### [The exercise]
The line holding "plt.rcParams['font.family'] = ['Liberation" is the last one to output; start at the first line of the data, keep every line in between exactly, and leave out pictures.

### [Dataset section]
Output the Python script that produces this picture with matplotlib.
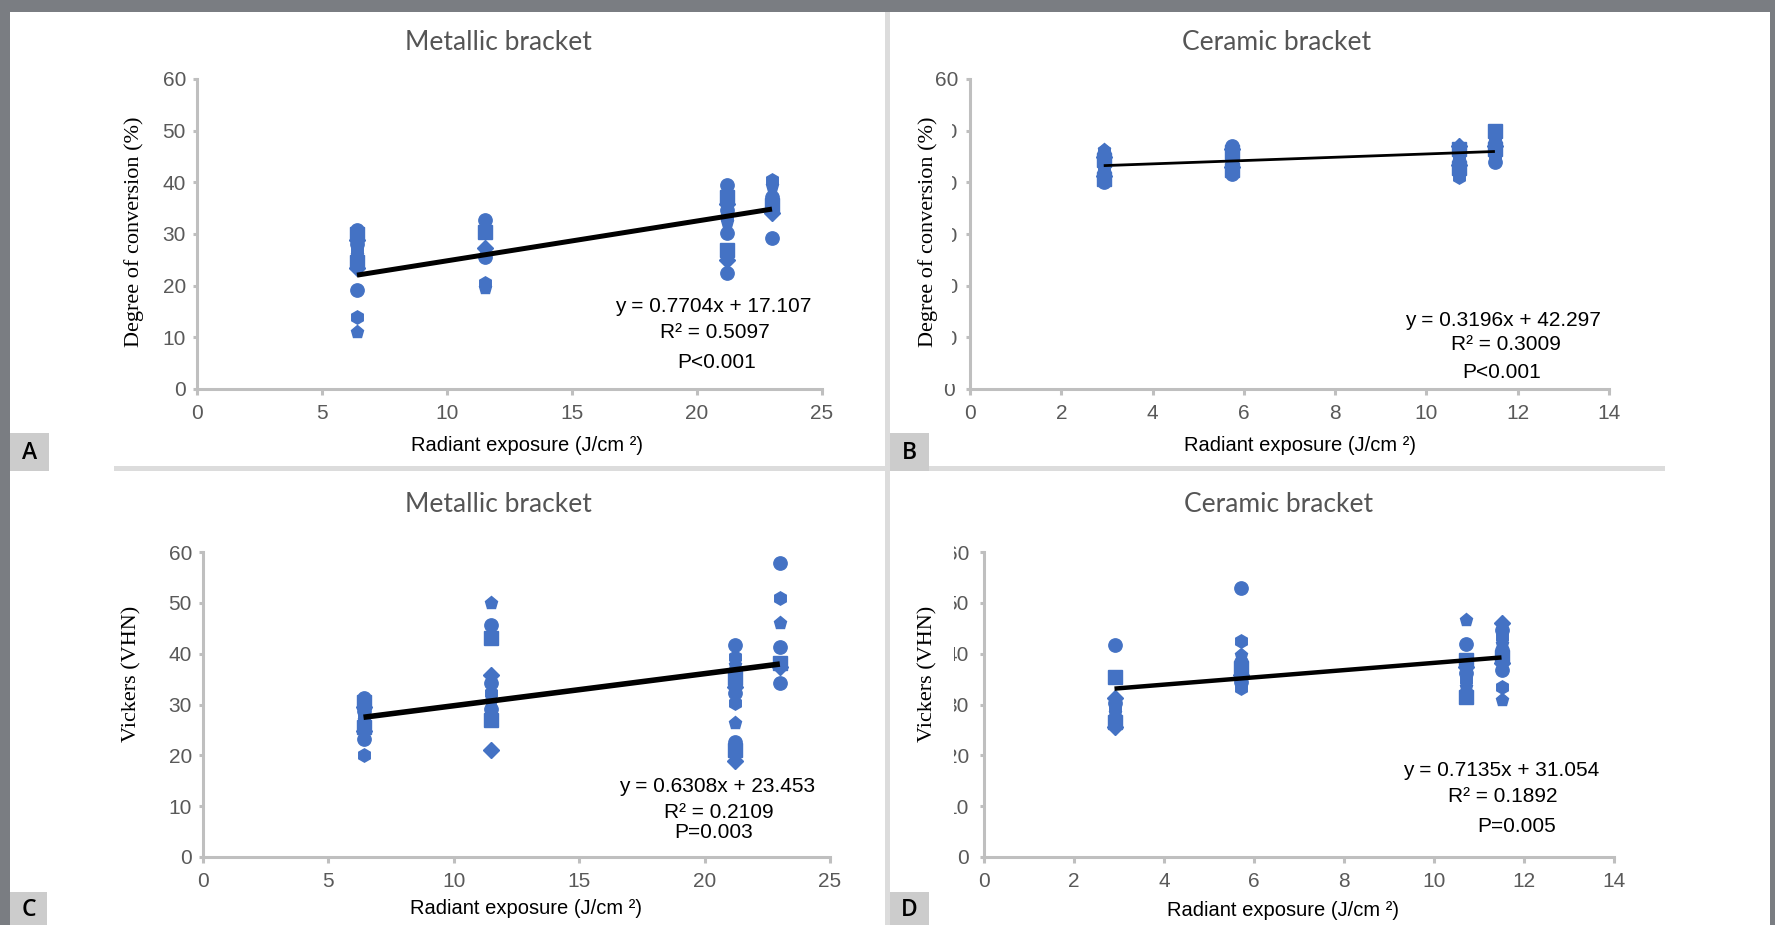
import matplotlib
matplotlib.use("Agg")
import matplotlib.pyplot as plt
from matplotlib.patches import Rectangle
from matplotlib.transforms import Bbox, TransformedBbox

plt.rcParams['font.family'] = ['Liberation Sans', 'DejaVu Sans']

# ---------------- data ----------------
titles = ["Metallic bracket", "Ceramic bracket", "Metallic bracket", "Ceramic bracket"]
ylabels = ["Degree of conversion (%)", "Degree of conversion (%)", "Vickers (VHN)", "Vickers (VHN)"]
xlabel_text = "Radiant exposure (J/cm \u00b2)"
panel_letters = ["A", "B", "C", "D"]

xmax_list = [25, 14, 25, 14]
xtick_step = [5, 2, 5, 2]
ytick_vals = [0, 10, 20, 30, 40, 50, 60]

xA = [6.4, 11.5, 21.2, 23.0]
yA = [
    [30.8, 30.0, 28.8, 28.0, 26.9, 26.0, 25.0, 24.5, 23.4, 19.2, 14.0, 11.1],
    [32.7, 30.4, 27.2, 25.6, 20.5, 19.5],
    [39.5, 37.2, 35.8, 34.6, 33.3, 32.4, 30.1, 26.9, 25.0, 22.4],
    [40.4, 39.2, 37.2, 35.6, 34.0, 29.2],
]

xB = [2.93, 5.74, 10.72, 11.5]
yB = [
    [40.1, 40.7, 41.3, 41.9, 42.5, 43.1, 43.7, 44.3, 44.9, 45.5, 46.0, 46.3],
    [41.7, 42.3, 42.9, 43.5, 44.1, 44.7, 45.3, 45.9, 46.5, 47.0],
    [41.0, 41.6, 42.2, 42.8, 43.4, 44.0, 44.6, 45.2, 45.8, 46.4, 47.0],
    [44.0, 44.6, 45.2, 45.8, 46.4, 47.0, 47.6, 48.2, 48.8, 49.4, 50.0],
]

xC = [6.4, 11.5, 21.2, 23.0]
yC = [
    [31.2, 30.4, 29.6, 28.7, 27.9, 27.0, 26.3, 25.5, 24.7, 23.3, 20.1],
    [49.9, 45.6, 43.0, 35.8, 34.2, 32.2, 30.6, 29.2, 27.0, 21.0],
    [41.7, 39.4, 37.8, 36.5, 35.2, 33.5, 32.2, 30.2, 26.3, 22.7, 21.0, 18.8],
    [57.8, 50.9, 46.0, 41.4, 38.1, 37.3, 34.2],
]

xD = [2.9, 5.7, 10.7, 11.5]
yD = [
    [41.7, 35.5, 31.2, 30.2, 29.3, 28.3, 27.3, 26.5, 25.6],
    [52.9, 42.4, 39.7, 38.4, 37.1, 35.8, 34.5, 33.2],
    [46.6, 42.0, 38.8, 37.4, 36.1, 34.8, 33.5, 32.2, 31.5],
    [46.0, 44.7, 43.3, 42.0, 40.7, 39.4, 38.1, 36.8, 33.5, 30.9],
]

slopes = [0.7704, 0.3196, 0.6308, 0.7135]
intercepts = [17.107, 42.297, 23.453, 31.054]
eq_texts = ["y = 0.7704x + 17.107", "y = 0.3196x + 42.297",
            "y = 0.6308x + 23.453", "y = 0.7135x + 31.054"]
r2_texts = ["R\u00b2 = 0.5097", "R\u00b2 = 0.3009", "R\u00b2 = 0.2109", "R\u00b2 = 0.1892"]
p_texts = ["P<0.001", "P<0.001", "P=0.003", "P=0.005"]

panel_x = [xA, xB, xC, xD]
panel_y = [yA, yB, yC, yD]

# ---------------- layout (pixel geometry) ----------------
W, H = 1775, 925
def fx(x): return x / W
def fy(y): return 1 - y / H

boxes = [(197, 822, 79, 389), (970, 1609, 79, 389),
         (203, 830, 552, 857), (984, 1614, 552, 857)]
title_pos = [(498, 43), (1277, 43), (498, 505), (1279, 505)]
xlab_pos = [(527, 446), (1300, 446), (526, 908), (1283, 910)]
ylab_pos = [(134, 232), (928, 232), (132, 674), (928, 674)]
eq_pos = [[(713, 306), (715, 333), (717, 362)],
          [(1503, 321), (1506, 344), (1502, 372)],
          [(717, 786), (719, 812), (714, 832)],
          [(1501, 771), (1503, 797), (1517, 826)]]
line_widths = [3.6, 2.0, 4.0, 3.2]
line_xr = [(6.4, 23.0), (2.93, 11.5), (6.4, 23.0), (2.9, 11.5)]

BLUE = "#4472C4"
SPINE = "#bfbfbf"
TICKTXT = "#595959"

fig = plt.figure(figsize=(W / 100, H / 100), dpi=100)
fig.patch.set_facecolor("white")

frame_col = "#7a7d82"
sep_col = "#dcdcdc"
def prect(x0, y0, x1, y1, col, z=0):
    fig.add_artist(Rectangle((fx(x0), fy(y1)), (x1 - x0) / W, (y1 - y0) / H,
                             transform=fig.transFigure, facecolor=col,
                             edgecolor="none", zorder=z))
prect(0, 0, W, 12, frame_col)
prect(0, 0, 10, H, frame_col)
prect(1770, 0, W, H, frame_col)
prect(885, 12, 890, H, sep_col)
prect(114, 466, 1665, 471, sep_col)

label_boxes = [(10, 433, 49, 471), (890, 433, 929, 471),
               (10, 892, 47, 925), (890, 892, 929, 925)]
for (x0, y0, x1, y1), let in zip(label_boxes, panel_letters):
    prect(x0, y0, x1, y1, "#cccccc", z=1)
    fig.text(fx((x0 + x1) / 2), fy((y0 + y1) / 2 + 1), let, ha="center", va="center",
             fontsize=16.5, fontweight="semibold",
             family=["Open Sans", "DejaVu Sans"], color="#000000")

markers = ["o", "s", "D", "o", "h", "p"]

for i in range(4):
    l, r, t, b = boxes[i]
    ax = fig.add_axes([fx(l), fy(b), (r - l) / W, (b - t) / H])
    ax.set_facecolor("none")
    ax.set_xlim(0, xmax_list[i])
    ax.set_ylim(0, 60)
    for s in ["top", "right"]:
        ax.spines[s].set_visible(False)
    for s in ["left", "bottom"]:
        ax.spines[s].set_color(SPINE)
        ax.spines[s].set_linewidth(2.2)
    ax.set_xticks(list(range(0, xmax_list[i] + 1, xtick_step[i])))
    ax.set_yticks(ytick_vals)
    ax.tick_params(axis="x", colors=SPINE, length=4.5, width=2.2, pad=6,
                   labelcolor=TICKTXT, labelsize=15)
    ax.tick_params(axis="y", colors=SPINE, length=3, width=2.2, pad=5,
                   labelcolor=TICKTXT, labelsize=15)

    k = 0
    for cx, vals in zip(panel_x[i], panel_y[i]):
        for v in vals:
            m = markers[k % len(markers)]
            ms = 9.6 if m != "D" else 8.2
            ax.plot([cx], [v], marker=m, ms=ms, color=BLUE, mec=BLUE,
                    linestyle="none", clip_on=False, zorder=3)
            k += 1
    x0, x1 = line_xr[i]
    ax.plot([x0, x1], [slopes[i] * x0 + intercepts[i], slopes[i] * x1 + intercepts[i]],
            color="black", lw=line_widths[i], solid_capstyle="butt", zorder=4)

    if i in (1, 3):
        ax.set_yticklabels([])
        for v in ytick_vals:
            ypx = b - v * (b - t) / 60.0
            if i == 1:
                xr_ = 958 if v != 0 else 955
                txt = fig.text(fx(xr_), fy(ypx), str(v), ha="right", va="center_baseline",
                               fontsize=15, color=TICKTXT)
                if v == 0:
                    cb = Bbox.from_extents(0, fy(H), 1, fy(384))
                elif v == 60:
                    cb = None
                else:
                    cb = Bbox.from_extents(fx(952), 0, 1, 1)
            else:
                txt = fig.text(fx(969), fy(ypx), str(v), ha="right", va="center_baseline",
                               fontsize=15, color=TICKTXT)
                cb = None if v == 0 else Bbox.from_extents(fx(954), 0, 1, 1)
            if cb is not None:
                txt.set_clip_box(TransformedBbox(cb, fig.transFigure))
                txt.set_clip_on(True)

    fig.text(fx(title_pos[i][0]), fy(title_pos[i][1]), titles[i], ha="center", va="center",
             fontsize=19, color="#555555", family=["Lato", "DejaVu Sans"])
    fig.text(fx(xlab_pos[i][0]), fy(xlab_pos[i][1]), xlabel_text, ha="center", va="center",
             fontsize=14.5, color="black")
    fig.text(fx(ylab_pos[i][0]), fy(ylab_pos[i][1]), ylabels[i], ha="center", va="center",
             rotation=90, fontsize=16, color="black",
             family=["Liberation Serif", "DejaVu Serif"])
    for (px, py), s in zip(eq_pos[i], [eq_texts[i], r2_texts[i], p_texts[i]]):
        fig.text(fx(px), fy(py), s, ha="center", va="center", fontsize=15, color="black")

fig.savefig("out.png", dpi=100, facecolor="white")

### [Problem solution]
Output the Python script that produces this picture with matplotlib.
import matplotlib
matplotlib.use("Agg")
import matplotlib.pyplot as plt
from matplotlib.patches import Rectangle
from matplotlib.transforms import Bbox, TransformedBbox

plt.rcParams['font.family'] = ['Liberation Sans', 'DejaVu Sans']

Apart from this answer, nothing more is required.